In the mid-1980s, a young, relatively unknown fashion designer by the name of Tommy Hilfiger created the first-ever Coca-Cola Clothes collection. The line of licensed leisurewear – anchored by the trendsetting Coca-Cola long-sleeve rugby shirts – was an immediate hit with millions of Americans and helped kickstart the pioneering designer’s career.
Now, more than 30 years later, Hilfiger and Coca-Cola are reuniting to reissue these signature styles with a contemporary look fusing fashion and pop culture for a new generation.
The TOMMY JEANS Coca-Cola capsule collection for men and women reissues pieces from the ‘80s collection with modern-day silhouettes and a new logo combining the TOMMY JEANS and Coca-Cola marks. In addition to a reimagined take on the classic rugby shirt, the colorful line features sweatshirts, t-shirts, shorts and sports jackets.

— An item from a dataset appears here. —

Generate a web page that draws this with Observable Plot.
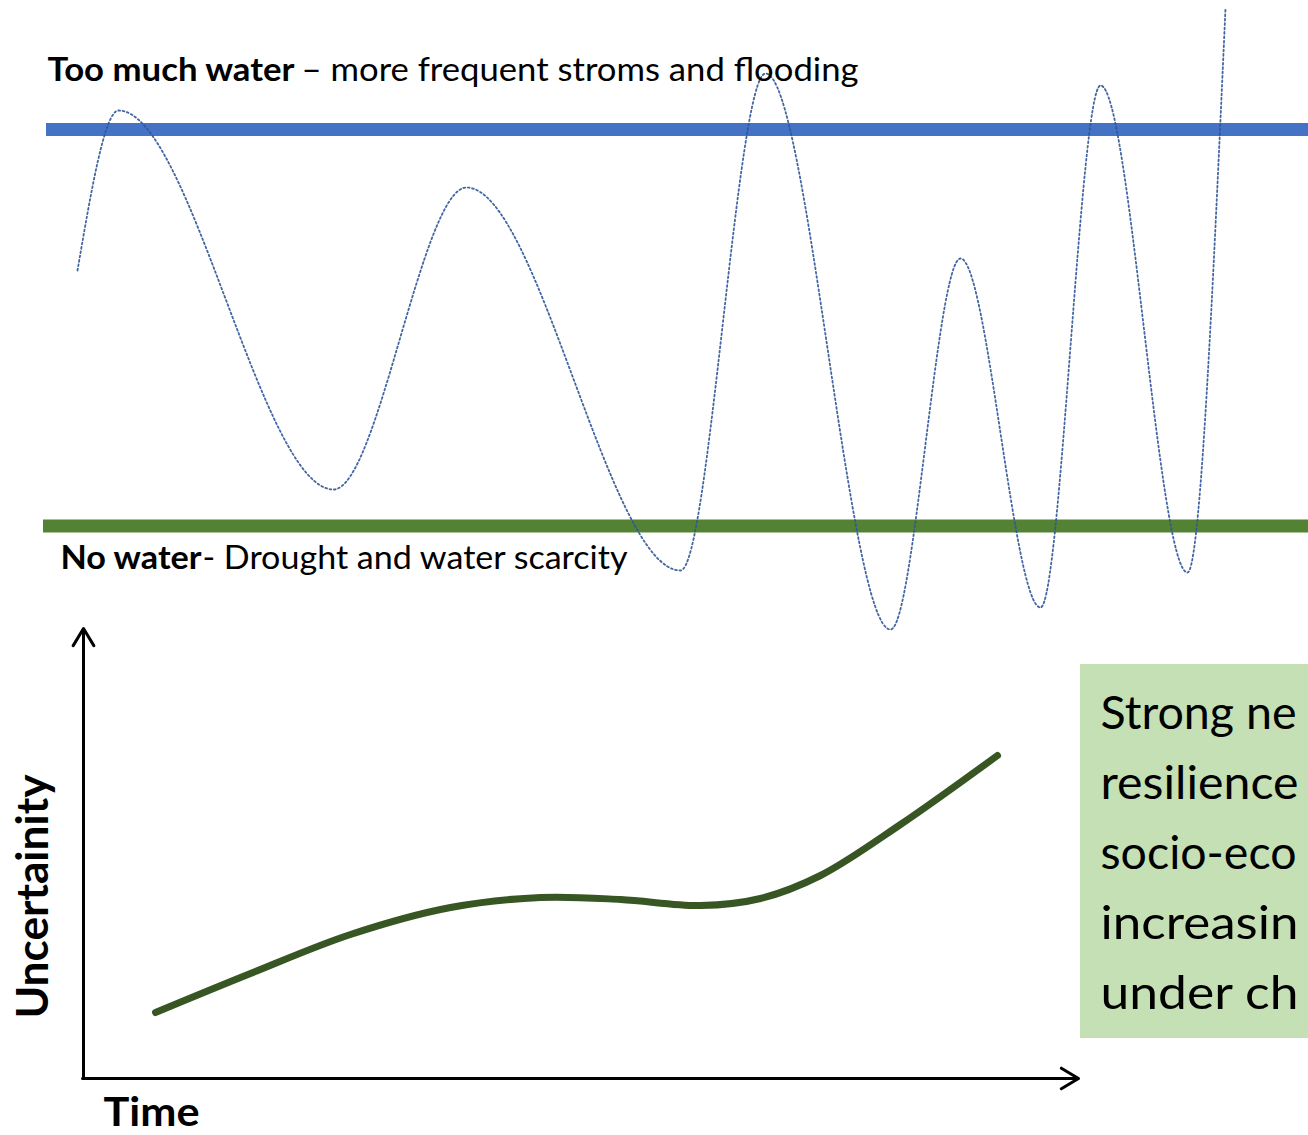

“The Coca-Cola collection we launched in the ‘80s was bold, bright, and instantly recognizable,” said Avery Baker, chief brand officer, Tommy Hilfiger Global. “This re-edition builds on the originals, celebrating the optimistic and youthful spirit at the heart of both brands, while adding a modern street-style twist for the next generation.”
The collection, which TOMMY JEANS is supporting with a full advertising campaign is available starting today at select TOMMY JEANS stores worldwide, select wholesale partners and online at tommy.com.
“It’s a lot of fun to work with Coca-Cola again,” Hilfiger said. “Due to the fact that it’s part of pop culture makes a lot of sense, and I thought a collaboration with a great, iconic American brand would be epic.”
Becky Anderson, senior licensing manager, Coca-Cola North America, said the year-in-the-making collaboration leans on the two brands’ universal appeal and shared ties to popular culture. The collection was intentionally designed to be both comfortable and versatile.
“These pieces can be dressed up or dressed down and are perfect for the spring and summer season,” she said. “We wanted to nod to the styles many of us remember from the ‘80s, but expand the collection with a more relevant expression for today’s youth.”